Consolidation was a big deal, with competition authorities routinely approving efficiency-enhancing vertical mergers, as they should, over the objections of advocates more concerned with the “big is bad” mantra. But their penchant for also approving competition quashing horizontal mergers was troubling. The complexity of interpreting the first amendment so as to protect both speakers and platforms also engaged policy thinkers.
As noted, issues of privacy and surveillance were already concerning to lawmakers and policy analysts, most of whom appreciated the importance of advertising in enabling free content sites to sustain themselves. Lawmakers in particular found it difficult to draw lines around permissible practices in all of these areas.
A Lost Decade for Policy
The advent of net neutrality was a godsend in many respects: it was a simple issue that seemed to resonate on both sides of the political aisle. Net neutrality offered to ensure that the Internet would develop in the best possible way on all fronts: it offered policy prescriptions on consolidation, intellectual property protection, and privacy through simple rules.

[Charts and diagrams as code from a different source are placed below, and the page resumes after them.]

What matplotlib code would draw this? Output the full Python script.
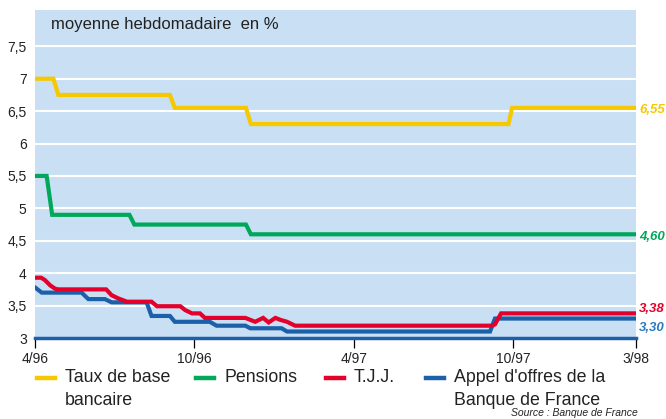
import matplotlib
matplotlib.use("Agg")
import matplotlib.pyplot as plt
from matplotlib.lines import Line2D

plt.rcParams['font.family'] = ['Liberation Sans', 'DejaVu Sans']

# ---- data (x in weeks since start of April 1996) ----
tick_pos = [0, 26, 52, 78, 98]
tick_labels = ['4/96', '10/96', '4/97', '10/97', '3/98']
y_ticks = [3, 3.5, 4, 4.5, 5, 5.5, 6, 6.5, 7, 7.5]
y_tick_labels = ['3', '3,5', '4', '4,5', '5', '5,5', '6', '6,5', '7', '7,5']

tbb_x = [0, 3, 3.8, 22, 22.8, 34.4, 35.2, 77.2, 77.8, 98]
tbb_y = [7.0, 7.0, 6.75, 6.75, 6.55, 6.55, 6.30, 6.30, 6.55, 6.55]

pens_x = [0, 1.9, 2.8, 15.4, 16.2, 34.4, 35.2, 98]
pens_y = [5.5, 5.5, 4.9, 4.9, 4.75, 4.75, 4.6, 4.6]

tjj_x = [0, 1.0, 1.6, 2.5, 3.3, 3.8, 11.6, 12.5, 13.6, 15.0, 19.0, 19.9, 23.7, 24.5,
         25.6, 26.9, 27.7, 34.3, 35.1, 35.9, 37.2, 38.1, 39.2, 40.0, 41.1, 42.4,
         74.5, 75.0, 76.0, 98]
tjj_y = [3.93, 3.93, 3.895, 3.81, 3.76, 3.75, 3.75, 3.66, 3.61, 3.56, 3.56, 3.49, 3.49, 3.43,
         3.38, 3.38, 3.31, 3.31, 3.28, 3.25, 3.31, 3.24, 3.31, 3.28, 3.25, 3.19,
         3.19, 3.21, 3.38, 3.38]

ao_x = [0, 1.1, 7.6, 8.7, 11.4, 12.5, 18.2, 19.0, 22.0, 22.8, 28.5, 29.6, 34.3, 35.1,
        40.2, 41.1, 74.2, 75.0, 98]
ao_y = [3.78, 3.70, 3.70, 3.60, 3.60, 3.55, 3.55, 3.34, 3.34, 3.25, 3.25, 3.19, 3.19, 3.15,
        3.15, 3.10, 3.10, 3.30, 3.30]

end_labels = ['6,55', '4,60', '3,38', '3,30']
series_names = ['Taux de base\nbancaire', 'Pensions', 'T.J.J.', "Appel d'offres de la\nBanque de France"]

YELLOW = '#F6C800'
GREEN = '#00A859'
RED = '#E3002A'
BLUE = '#1B60A9'
BLUE_LBL = '#2B79BE'
BG = '#C9DFF3'
TXT = '#222222'

fig = plt.figure(figsize=(6.66, 4.19), dpi=100)
ax = fig.add_axes([35/666, 1-338/419, 601/666, 328/419])
ax.set_facecolor(BG)

ax.set_xlim(0, 98)
ax.set_ylim(3, 8.06)

for v in y_ticks[1:]:
    ax.axhline(v, color='white', lw=1.5, zorder=1)

lw = 3.0
ax.plot(tbb_x, tbb_y, color=YELLOW, lw=lw, solid_joinstyle='miter', zorder=3)
ax.plot(pens_x, pens_y, color=GREEN, lw=lw, solid_joinstyle='miter', zorder=3)
ax.plot(ao_x, ao_y, color=BLUE, lw=lw, solid_joinstyle='miter', zorder=3)
ax.plot(tjj_x, tjj_y, color=RED, lw=lw, solid_joinstyle='miter', zorder=4)

for s in ['top', 'right', 'left']:
    ax.spines[s].set_visible(False)
ax.spines['bottom'].set_color(BLUE)
ax.spines['bottom'].set_linewidth(2.5)
ax.spines['bottom'].set_zorder(5)

ax.set_yticks(y_ticks)
ax.set_yticklabels(y_tick_labels)
ax.tick_params(axis='y', length=0, pad=6, labelsize=10, colors=TXT)
ax.set_xticks(tick_pos)
ax.set_xticklabels(tick_labels)
ax.tick_params(axis='x', length=7, width=0.9, color='black', pad=3, labelsize=10,
               labelcolor=TXT, direction='out')

ax.text(0.026, 0.955, 'moyenne hebdomadaire  en %', transform=ax.transAxes,
        fontsize=12, color=TXT, va='center', ha='left')

# end labels
lbl_kw = dict(fontsize=9.5, fontweight='bold', fontstyle='italic', ha='left', va='center',
              clip_on=False)
ax.text(98.5, tbb_y[-1] - 0.03, end_labels[0], color=YELLOW, **lbl_kw)
ax.text(98.5, pens_y[-1] - 0.04, end_labels[1], color=GREEN, **lbl_kw)
ax.text(98.5, tjj_y[-1] + 0.07, end_labels[2], color=RED, **lbl_kw)
ax.text(98.5, ao_y[-1] - 0.14, end_labels[3], color=BLUE_LBL, **lbl_kw)

# legend (manual, handles aligned to first line)
colors = [YELLOW, GREEN, RED, BLUE]
hx = [37, 196, 326, 426]
ty = 1 - 378/419
for x0, c, name in zip(hx, colors, series_names):
    fig.add_artist(Line2D([x0/666, (x0+18)/666], [ty, ty], color=c, lw=3.2,
                          transform=fig.transFigure))
    fig.text((x0+28)/666, ty + 0.022, name, fontsize=12.8, color=TXT,
             va='top', ha='left', linespacing=1.45)

fig.text(638/666, 1-413/419, 'Source : Banque de France', fontsize=7.5, fontstyle='italic',
         color=TXT, ha='right', va='center')

fig.savefig('out.png', dpi=100, facecolor='white')
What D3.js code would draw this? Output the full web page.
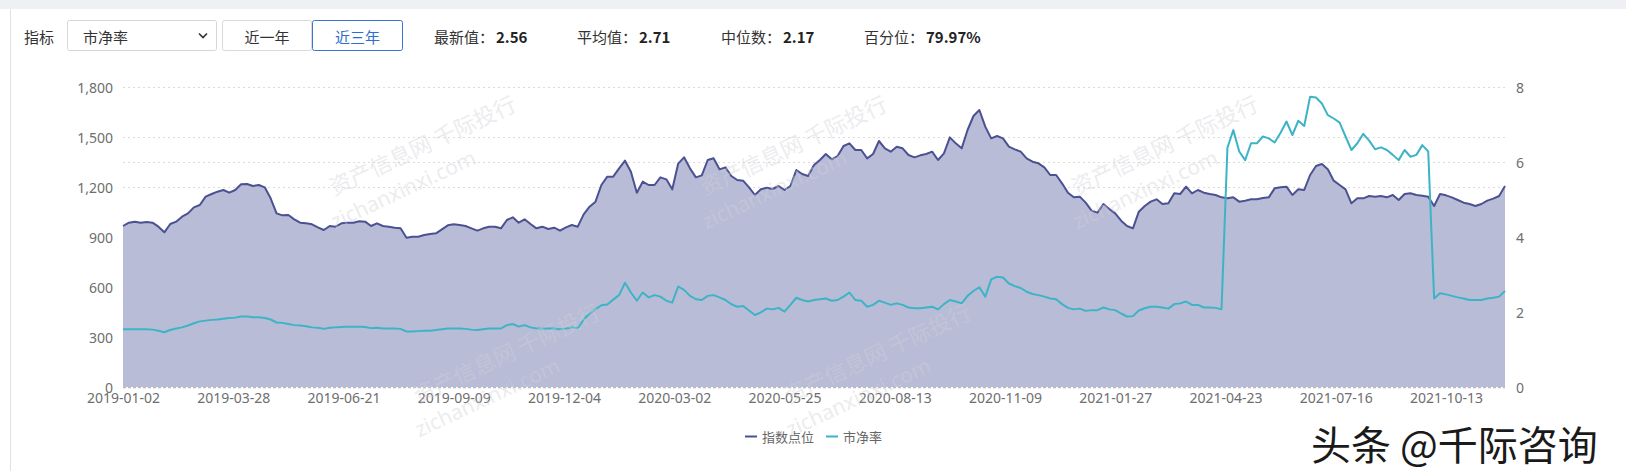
<!DOCTYPE html>
<html><head><meta charset="utf-8">
<script src="https://cdn.jsdelivr.net/npm/d3@7/dist/d3.min.js"></script>
<style>
html,body{margin:0;padding:0;background:#fff;}
svg{display:block;}
</style></head><body>
<svg id="c" width="1626" height="471"></svg>
<script>
// ---------------- data ----------------
const tickLabels = ["2019-01-02","2019-03-28","2019-06-21","2019-09-09","2019-12-04","2020-03-02","2020-05-25","2020-08-13","2020-11-09","2021-01-27","2021-04-23","2021-07-16","2021-10-13"];
const tickDays = [0,56,112,168,224,280,336,392,448,504,560,616,672];
const totalDays = 702;      // trading days on the axis
const sampleStep = 3;       // one reading every 3 trading days

const indexPoints = [
966,986,992,986,990,986,962,928,978,992,1022,1042,1078,1092,1142,1158,1172,1182,1166,1182,1216,1218,1206,1212,1198,1132,1042,1030,1032,1006,986,982,976,958,942,966,962,982,986,986,994,992,966,982,966,962,956,
952,896,902,902,912,918,922,946,970,976,972,966,952,938,952,962,962,952,1002,1018,986,1006,978,952,962,948,956,938,958,972,962,1036,1082,1112,1212,1262,1262,1312,1358,1292,1166,1232,1212,1212,1258,1246,
1186,1340,1378,1312,1258,1270,1362,1372,1306,1318,1266,1242,1238,1198,1152,1186,1196,1188,1206,1182,1206,1302,1278,1266,1332,1362,1398,1366,1386,1446,1462,1422,1422,1372,1398,1476,1432,1412,1442,1432,1392,1378,1390,1398,1412,1362,1402,
1498,1462,1432,1542,1626,1662,1562,1492,1506,1492,1442,1426,1412,1372,1352,1342,1318,1272,1272,1222,1166,1138,1142,1106,1058,1046,1098,1068,1042,998,966,952,1052,1086,1112,1126,1098,1102,1162,1158,1202,1162,1182,1166,1158,1152,1138,
1132,1138,1112,1118,1126,1126,1134,1138,1192,1198,1202,1152,1186,1182,1272,1326,1338,1306,1238,1212,1186,1102,1132,1132,1146,1142,1146,1138,1152,1122,1158,1162,1152,1148,1142,1086,1158,1150,1138,1122,1106,1098,1086,1098,1118,1130,1146,1206
];
const pbValues = [
1.54,1.54,1.54,1.54,1.54,1.53,1.50,1.46,1.52,1.56,1.59,1.64,1.70,1.75,1.77,1.79,1.80,1.82,1.84,1.85,1.88,1.88,1.86,1.86,1.84,1.80,1.72,1.71,1.68,1.65,1.64,1.62,1.59,1.58,1.55,1.58,1.59,1.60,1.61,1.61,1.61,1.60,1.57,1.58,1.56,1.56,1.56,
1.55,1.48,1.48,1.49,1.50,1.50,1.52,1.54,1.56,1.56,1.56,1.55,1.53,1.52,1.54,1.56,1.56,1.56,1.65,1.68,1.61,1.65,1.59,1.56,1.56,1.56,1.56,1.54,1.56,1.59,1.56,1.80,1.96,2.07,2.18,2.20,2.33,2.45,2.78,2.52,2.30,2.52,2.39,2.45,2.41,2.30,
2.25,2.68,2.59,2.43,2.34,2.32,2.43,2.45,2.39,2.32,2.21,2.14,2.16,2.04,1.92,1.99,2.09,2.07,2.11,2.01,2.19,2.38,2.32,2.28,2.32,2.34,2.36,2.30,2.32,2.41,2.52,2.32,2.30,2.14,2.19,2.30,2.25,2.19,2.23,2.19,2.12,2.10,2.10,2.12,2.14,2.07,2.21,
2.32,2.28,2.23,2.43,2.56,2.66,2.41,2.87,2.94,2.92,2.76,2.69,2.64,2.54,2.48,2.45,2.41,2.36,2.34,2.21,2.11,2.07,2.09,2.03,2.05,2.05,2.12,2.07,2.05,1.96,1.88,1.89,2.04,2.10,2.14,2.14,2.12,2.09,2.21,2.23,2.28,2.19,2.19,2.12,2.12,2.11,2.07,
6.38,6.85,6.28,6.05,6.50,6.50,6.68,6.63,6.52,6.78,7.08,6.72,7.10,6.96,7.74,7.72,7.56,7.25,7.16,7.05,6.68,6.32,6.50,6.75,6.57,6.34,6.39,6.32,6.19,6.05,6.32,6.14,6.19,6.45,6.28,2.36,2.50,2.47,2.43,2.39,2.36,2.32,2.32,2.32,2.36,2.38,2.41,2.56
];
const leftTicks = [0,300,600,900,1200,1500,1800];
const rightTicks = [0,2,4,6,8];
const seriesNames = ["指数点位","市净率"];
const statLabels = ["最新值：","平均值：","中位数：","百分位："];
const statValues = ["2.56","2.71","2.17","79.97%"];
const rangeButtons = ["近一年","近三年"];

// ---------------- drawing ----------------
const svg = d3.select("#c");
const W = 1626, H = 471;
const plot = {left:123, right:1505, top:87, bottom:387};
const cjk = "'Microsoft YaHei','Noto Sans CJK SC','Noto Sans',sans-serif";
const latin = "'Noto Sans','Open Sans',sans-serif";

const colIndex = "#4b5191", colFill = "#b8bcd7", colPB = "#3db4c6";

// page frame
svg.append("rect").attr("x",0).attr("y",0).attr("width",W).attr("height",H).attr("fill","#fff");
svg.append("rect").attr("x",0).attr("y",0).attr("width",W).attr("height",9).attr("fill","#eff0f4");
svg.append("line").attr("x1",10.5).attr("x2",10.5).attr("y1",9).attr("y2",H).attr("stroke","#e2e2e2");

// controls row
const cy = 36;
svg.append("text").attr("x",24).attr("y",cy).attr("dominant-baseline","central")
  .attr("font-family",cjk).attr("font-size",15).attr("fill","#333").text("指标");
svg.append("rect").attr("x",67.5).attr("y",20.5).attr("width",149).attr("height",30).attr("rx",2)
  .attr("fill","#fff").attr("stroke","#d6d6d6");
svg.append("text").attr("x",83).attr("y",cy).attr("dominant-baseline","central")
  .attr("font-family",cjk).attr("font-size",15).attr("fill","#333").text(seriesNames[1]);
svg.append("path").attr("d","M199,33.5 L203,37.5 L207,33.5").attr("fill","none").attr("stroke","#333").attr("stroke-width",1.6);

const btnX = [222, 312], btnW = [90, 91];
rangeButtons.forEach((b,i)=>{
  const sel = i===1;
  svg.append("rect").attr("x",btnX[i]+0.5).attr("y",20.5).attr("width",btnW[i]-1).attr("height",30).attr("rx",2)
    .attr("fill","#fff").attr("stroke", sel ? "#3a75d3" : "#d9d9d9");
  svg.append("text").attr("x",btnX[i]+btnW[i]/2).attr("y",cy).attr("dominant-baseline","central").attr("text-anchor","middle")
    .attr("font-family",cjk).attr("font-size",15).attr("fill", sel ? "#2f6dd0" : "#333").text(b);
});
const statX = [434, 577, 721, 864];
statLabels.forEach((s,i)=>{
  const t = svg.append("text").attr("x",statX[i]).attr("y",cy).attr("dominant-baseline","central")
    .attr("font-family",cjk).attr("font-size",15).attr("fill","#333");
  t.append("tspan").text(s);
  t.append("tspan").attr("font-weight","bold").attr("fill","#222").attr("dx",2).text(statValues[i]);
});

// scales
const x = d3.scaleLinear().domain([0,totalDays]).range([plot.left, plot.right]);
const yL = d3.scaleLinear().domain([0,1800]).range([plot.bottom, plot.top]);
const yR = d3.scaleLinear().domain([0,8]).range([plot.bottom, plot.top]);

// gridlines
const gridG = svg.append("g");
leftTicks.filter(t=>t>0).forEach(t=>{
  gridG.append("line").attr("x1",plot.left).attr("x2",plot.right).attr("y1",Math.round(yL(t))+0.5).attr("y2",Math.round(yL(t))+0.5)
    .attr("stroke","#dcdcdc").attr("stroke-dasharray","2,3");
});
rightTicks.filter(t=>t>0 && t<8).forEach(t=>{
  gridG.append("line").attr("x1",plot.left).attr("x2",plot.right).attr("y1",Math.round(yR(t))+0.5).attr("y2",Math.round(yR(t))+0.5)
    .attr("stroke","#dcdcdc").attr("stroke-dasharray","2,3");
});

// series
const dayOf = (d,i)=> i*sampleStep;
const area = d3.area().x((d,i)=>x(dayOf(d,i))).y0(plot.bottom).y1(d=>yL(d));
const lineL = d3.line().x((d,i)=>x(dayOf(d,i))).y(d=>yL(d));
const lineR = d3.line().x((d,i)=>x(dayOf(d,i))).y(d=>yR(d));

svg.append("path").datum(indexPoints).attr("d",area).attr("fill",colFill);
svg.append("path").datum(indexPoints).attr("d",lineL).attr("fill","none").attr("stroke",colIndex).attr("stroke-width",2).attr("stroke-linejoin","round");
svg.append("path").datum(pbValues).attr("d",lineR).attr("fill","none").attr("stroke",colPB).attr("stroke-width",2).attr("stroke-linejoin","round");

// zero axis line
svg.append("line").attr("x1",plot.left).attr("x2",plot.right).attr("y1",plot.bottom+0.5).attr("y2",plot.bottom+0.5)
  .attr("stroke","#b9b9c4").attr("stroke-width",1.5).attr("stroke-dasharray","3,2");

// axes (d3 axes, restyled)
const axL = svg.append("g").attr("transform",`translate(${plot.left-10},0)`)
  .call(d3.axisLeft(yL).tickValues(leftTicks).tickFormat(d3.format(",")).tickSize(0).tickPadding(0));
const axR = svg.append("g").attr("transform",`translate(${plot.right+11},0)`)
  .call(d3.axisRight(yR).tickValues(rightTicks).tickFormat(d3.format("d")).tickSize(0).tickPadding(0));
const axB = svg.append("g").attr("transform",`translate(0,${plot.bottom+10})`)
  .call(d3.axisBottom(x).tickValues(tickDays).tickFormat((d,i)=>tickLabels[i]).tickSize(0).tickPadding(0));
[axL,axR,axB].forEach(a=>{
  a.select(".domain").remove();
  a.selectAll("text").attr("font-family",latin).attr("font-size",14).attr("fill","#6e6e6e");
});
axB.selectAll("text").attr("dy",null).attr("y",0).attr("dominant-baseline","central");
axL.selectAll("text").attr("dy",null).attr("dominant-baseline","central");
axR.selectAll("text").attr("dy",null).attr("dominant-baseline","central");

// legend
const legY = 436;
const legItems = [{name:seriesNames[0], c:colIndex, x:745},{name:seriesNames[1], c:colPB, x:826}];
legItems.forEach(l=>{
  svg.append("line").attr("x1",l.x).attr("x2",l.x+12).attr("y1",legY+0.5).attr("y2",legY+0.5).attr("stroke",l.c).attr("stroke-width",2);
  svg.append("text").attr("x",l.x+17).attr("y",legY).attr("dominant-baseline","central")
    .attr("font-family",cjk).attr("font-size",13).attr("fill","#666").text(l.name);
});

// faint site watermarks (only fully visible copies)
const wmG = svg.append("g").attr("pointer-events","none");
const wmAnchors = [[518,110],[889,110],[1260,110],[602,318],[973,318]];
wmAnchors.forEach(([ax,ay])=>{
  const g = wmG.append("g").attr("transform",`translate(${ax},${ay}) rotate(-25)`);
  g.append("text").attr("text-anchor","end").attr("font-family",cjk).attr("font-size",22)
    .attr("fill","#d0d1d8").attr("opacity",0.4).text("资产信息网 千际投行");
  g.append("text").attr("x",-59).attr("y",31).attr("text-anchor","end").attr("font-family",latin).attr("font-size",21)
    .attr("fill","#d0d1d8").attr("opacity",0.4).text("zichanxinxi.com");
});

// author mark
svg.append("text").attr("x",1311).attr("y",443).attr("dominant-baseline","central")
  .attr("font-family",cjk).attr("font-size",40).attr("fill","#1a1a1a")
  .attr("stroke","#fff").attr("stroke-width",3).attr("paint-order","stroke").text("头条 @千际咨询");
</script>
</body></html>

Net neutrality sucked the oxygen out of Internet policy for a decade, turning every discussion of Internet policy into a debate over the best way to ensure the Internet remained true to this newly discovered foundational principle. But these promises were hollow because net neutrality only applied to one part of the Internet, data transmission.
While lawmakers worried about exceptions to a ban on the non-existent problem of Internet fast lanes, consolidation, surveillance-based business models, and random acts of censorship proceeded unchecked. It took the wholesale abuse of personal history by Cambridge Analytica in the US presidential election and the UK Brexit referendum to open eyes to the path along which the Internet was actually developing.
Perhaps the support for extreme net neutrality regulations on the part of the Internet’s most dominant firms – Google, Microsoft, Amazon, and Facebook were all boosters – wasn’t entirely altruistic. The neglect of the business practices that enabled them to rise to dominance went hand-in-hand with increasingly bellicose claims about the importance of controlling ISPs.
While it’s certainly important to ensure that the public interest isn’t neglected as advanced networks roll out in neighborhoods and rural markets across the nation, keeping these networks neutral is less important than having them provide universal service, high reliability, and ever-improving quality at affordable prices. Neutrality would be much more important if it applied to social networks than to broadband, but even there it falls short.
Market concentration, privacy abuses, security lapses, intellectual property theft, election manipulation, and false news are all burning issues; not one has come about because of a shortage of neutrality.
There are literally a dozen issues more important to the Internet than neutral broadband; they now deserve a great deal more attention than they’re getting. It’s time to put net neutrality out of its misery.